02/02/2026 | Press release | Distributed by Public on 02/02/2026 16:21
Item 5.02. Departure of Directors or Certain Officers; Election of Directors; Appointment of Certain Officers; Compensatory Arrangements of Certain Officers.
As previously disclosed in our Current Report on Form 8-K filed with the U.S. Securities and Exchange Commission on March 12, 2025, in connection with Mr. Christoper Cooper's appointment to the position of interim co-Chief Executive Officer, on March 11, 2025, Shuttle Pharmaceuticals Holdings, Inc., a Delaware corporation (the "Company"), entered into a consulting agreement (the "Consulting Agreement") with Number 2 Capital Corp., a Canadian entity owned by Mr. Cooper (the "Consultant").

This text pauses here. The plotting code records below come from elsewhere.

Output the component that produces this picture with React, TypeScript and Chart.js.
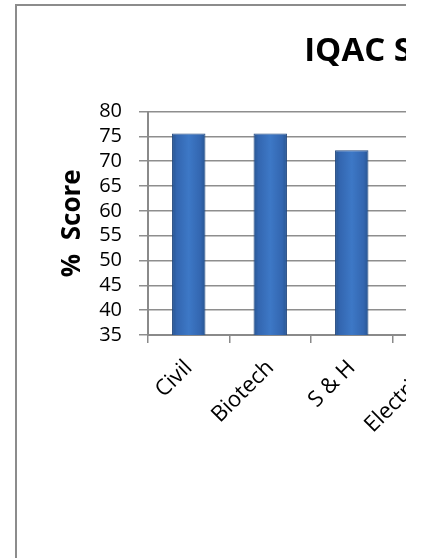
import React, { useEffect, useRef } from "react";
import { Chart, registerables } from "chart.js";

Chart.register(...registerables);

const categories = ["Civil", "Biotech", "S & H", "Electrical"];
const scores = [75.6, 75.6, 72.2, 70];
const yMin = 35;
const yMax = 80;
const yStep = 5;
const chartTitle = "IQAC Score";
const yTitle = "%  Score";

export default function App() {
  const ref = useRef<HTMLCanvasElement | null>(null);

  useEffect(() => {
    if (!ref.current) return;
    const chart = new Chart(ref.current, {
      type: "bar",
      data: {
        labels: categories,
        datasets: [
          {
            data: scores,
            backgroundColor: (c: any) => {
              const ch = c.chart;
              const xs = ch.scales && ch.scales.x;
              if (!xs || c.dataIndex === undefined) return "#3a72c0";
              const cx = xs.getPixelForValue(c.dataIndex);
              if (!Number.isFinite(cx)) return "#3a72c0";
              const half = 17;
              const g = ch.ctx.createLinearGradient(cx - half, 0, cx + half, 0);
              g.addColorStop(0, "#27548f");
              g.addColorStop(0.15, "#3366b0");
              g.addColorStop(0.5, "#3d78c6");
              g.addColorStop(0.85, "#3366b0");
              g.addColorStop(1, "#27548f");
              return g;
            },
            borderColor: "#22487f",
            borderWidth: 1,
            barPercentage: 0.41,
            categoryPercentage: 1,
            yAxisID: "y",
          },
        ],
      },
      options: {
        responsive: false,
        animation: false,
        layout: { padding: { left: 0, right: 0, top: 0, bottom: 33 } },
        plugins: {
          legend: { display: false },
          tooltip: { enabled: false },
          title: {
            display: true,
            text: chartTitle,
            color: "#000",
            font: { family: "Open Sans", size: 33, weight: "bold" },
            padding: { top: 26, bottom: 40 },
          },
        },
        scales: {
          x: {
            offset: true,
            grid: {
              offset: true,
              drawOnChartArea: false,
              drawTicks: true,
              tickLength: 8,
              color: "#8a8a8a",
              lineWidth: 1.5,
            },
            border: { color: "#8a8a8a", width: 2 },
            ticks: {
              autoSkip: false,
              maxRotation: 45,
              minRotation: 45,
              padding: 12,
              color: "#000",
              font: { family: "Open Sans", size: 22 },
            },
            afterFit: (s: any) => {
              s.height = 190;
            },
          },
          y: {
            position: "left",
            min: yMin,
            max: yMax,
            ticks: {
              stepSize: yStep,
              autoSkip: false,
              padding: 17,
              color: "#000",
              font: { family: "Open Sans", size: 20 },
            },
            grid: {
              color: "#8e8e8e",
              lineWidth: 1.5,
              tickLength: 9,
            },
            border: { color: "#8a8a8a", width: 2 },
            title: {
              display: true,
              text: yTitle,
              color: "#000",
              font: { family: "Open Sans", size: 26, weight: "bold" },
              padding: { top: 40, bottom: 0 },
            },
            afterFit: (s: any) => {
              s.width = 131;
            },
          },
          spacer: {
            position: "right",
            min: yMin,
            max: yMax,
            grid: { drawOnChartArea: false, drawTicks: false },
            border: { display: false },
            ticks: { display: false },
            afterFit: (s: any) => {
              s.width = 297;
            },
          },
        },
      },
    });
    return () => chart.destroy();
  }, []);

  return (
    <div
      style={{
        position: "absolute",
        left: 15,
        top: 4,
        width: 389,
        height: 552,
        overflow: "hidden",
        borderLeft: "2px solid #8c8c8c",
        borderTop: "2px solid #8c8c8c",
        borderBottom: "1px solid #ececec",
        background: "#fff",
      }}
    >
      <canvas
        ref={ref}
        width={754}
        height={552}
        style={{ position: "absolute", left: 0, top: 0, width: 754, height: 552 }}
      />
    </div>
  );
}
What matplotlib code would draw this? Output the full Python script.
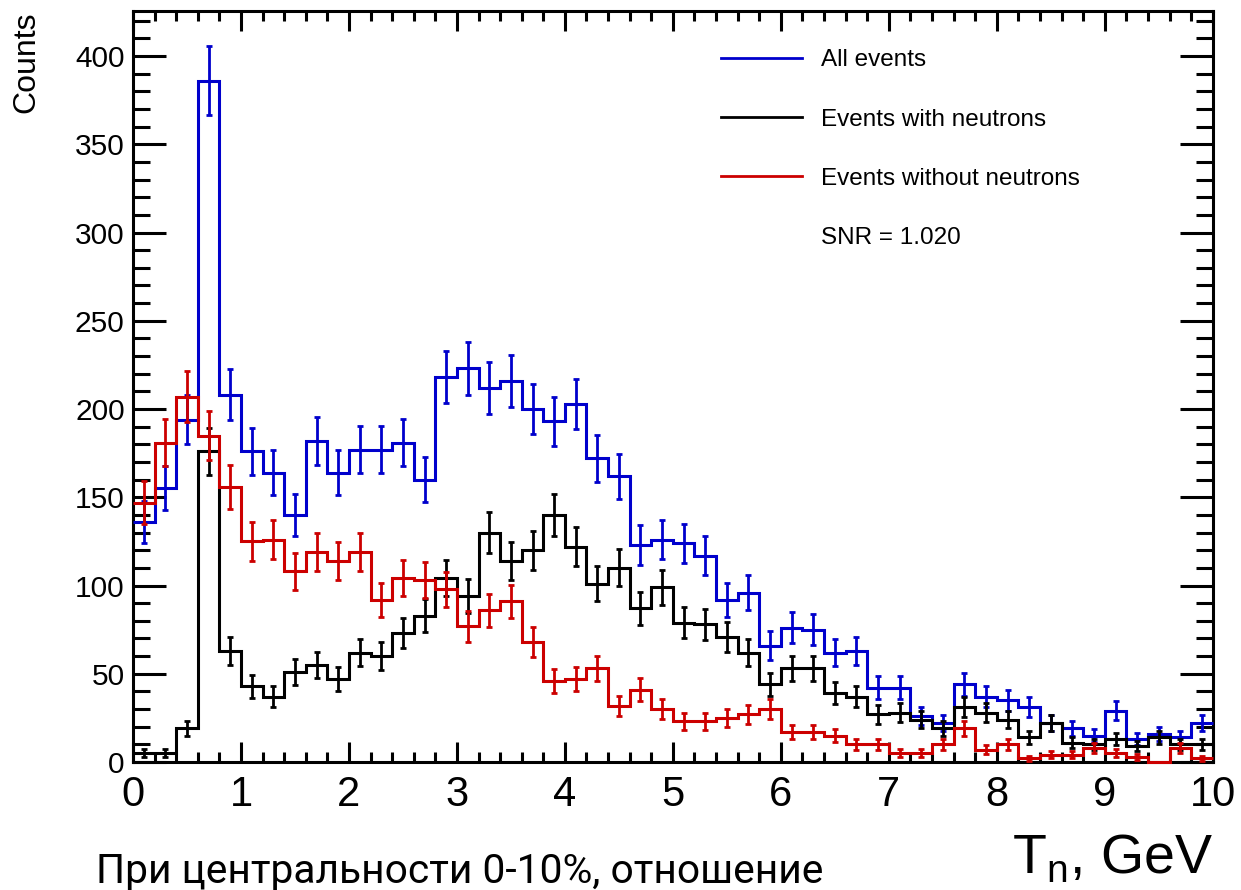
import matplotlib
matplotlib.use("Agg")
import matplotlib.pyplot as plt
import numpy as np
from matplotlib.lines import Line2D
from matplotlib.ticker import MultipleLocator

# Histogram binning: 50 bins of 0.2 GeV
bin_edges = np.linspace(0, 10, 51)

# Counts per bin
all_events = [136, 155, 194, 386, 208, 176, 164, 140, 182, 164,
              177, 177, 181, 160, 218, 223, 212, 216, 200, 193,
              203, 172, 162, 123, 126, 124, 117, 92, 96, 66,
              76, 75, 62, 63, 42, 42, 26, 22, 44, 37,
              35, 31, 22, 19, 15, 29, 13, 16, 14, 22]
with_neutrons = [5, 5, 19, 176, 63, 43, 37, 51, 55, 47,
                 62, 60, 73, 83, 104, 94, 130, 114, 120, 140,
                 122, 101, 110, 87, 99, 79, 78, 71, 62, 44,
                 53, 53, 39, 37, 27, 28, 24, 19, 31, 28,
                 24, 14, 22, 11, 10, 13, 9, 14, 10, 10]
without_neutrons = [147, 181, 207, 185, 156, 125, 126, 108, 119, 114,
                    119, 92, 104, 103, 98, 77, 86, 91, 68, 46,
                    47, 53, 32, 41, 30, 23, 23, 25, 27, 30,
                    17, 17, 15, 10, 10, 5, 5, 10, 19, 7,
                    10, 2, 4, 4, 8, 5, 3, 0, 8, 2]

series = [
    ("All events", all_events, "#0000cc"),
    ("Events with neutrons", with_neutrons, "black"),
    ("Events without neutrons", without_neutrons, "#cc0000"),
]
snr_text = "SNR = 1.020"

plt.rcParams['font.family'] = ['Liberation Sans', 'DejaVu Sans']

fig = plt.figure(figsize=(12.41, 8.90), dpi=100)
ax = fig.add_axes([0.1072, 0.1438, 0.8700, 0.8438])

centers = 0.5 * (bin_edges[:-1] + bin_edges[1:])
handles = []
for i, (label, counts, color) in enumerate(series):
    counts = np.array(counts, dtype=float)
    ax.stairs(counts, bin_edges, baseline=None, color=color, lw=2.2,
              zorder=3 + i, clip_on=False)
    ax.errorbar(centers, counts, yerr=np.sqrt(counts), fmt='none',
                ecolor=color, elinewidth=2.0, capsize=2.5, capthick=2.0,
                zorder=3 + i)
    handles.append(Line2D([], [], color=color, lw=2.0, label=label))
handles.append(Line2D([], [], color='none', label=snr_text))

ax.set_xlim(0, 10)
ax.set_ylim(0, 425.5)

ax.xaxis.set_major_locator(MultipleLocator(1))
ax.xaxis.set_minor_locator(MultipleLocator(0.2))
ax.yaxis.set_major_locator(MultipleLocator(50))
ax.yaxis.set_minor_locator(MultipleLocator(10))

ax.tick_params(axis='both', which='both', direction='in', top=True, right=True, width=2.2)
ax.tick_params(axis='x', which='major', length=14.5, labelsize=30, pad=9)
ax.tick_params(axis='x', which='minor', length=7)
ax.tick_params(axis='y', which='major', length=24, labelsize=21.5, pad=6)
ax.tick_params(axis='y', which='minor', length=12)
for sp in ax.spines.values():
    sp.set_linewidth(2.2)

ax.set_ylabel("Counts", fontsize=23)
ax.yaxis.set_label_coords(-0.085, 1.0)
ax.yaxis.label.set_horizontalalignment('right')

fig.text(0.9772, 0.019, r"T$_\mathregular{n}$, GeV", fontsize=40, ha='right', va='baseline')

fig.text(0.077, 0.008, "При центральности 0-10%, отношение",
         fontsize=29.3, ha='left', va='baseline',
         family=['Roboto', 'Liberation Sans', 'DejaVu Sans'])

ax.legend(handles=handles, loc='upper left', bbox_to_anchor=(0.545, 0.949),
          frameon=False, fontsize=17.5, handlelength=3.3, handletextpad=0.78,
          labelspacing=1.53, borderpad=0, borderaxespad=0)

fig.savefig("out.png", dpi=100)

On January 29, 2026, the Company entered into Amendment No. 1 to Consulting Agreement (the "Amendment") to extend the term of the Consulting Agreement to August 1, 2026, effective September 11, 2025. In accordance with the terms of the Consulting Agreement, the Consultant will receive compensation of $20,000 per month. The Consulting Agreement may be terminated by either party upon 30 days' notice, and may be terminated for cause immediately. The Consultant will be expected to work 40 hours per week and will be subject to standard confidentiality and non-disclosure provisions.
The foregoing discussion of the Amendment does not purport to be complete and is qualified in its entirety by reference to the full text of such agreement, the form of which is filed herewith as Exhibit 10.1 and is incorporated herein by reference.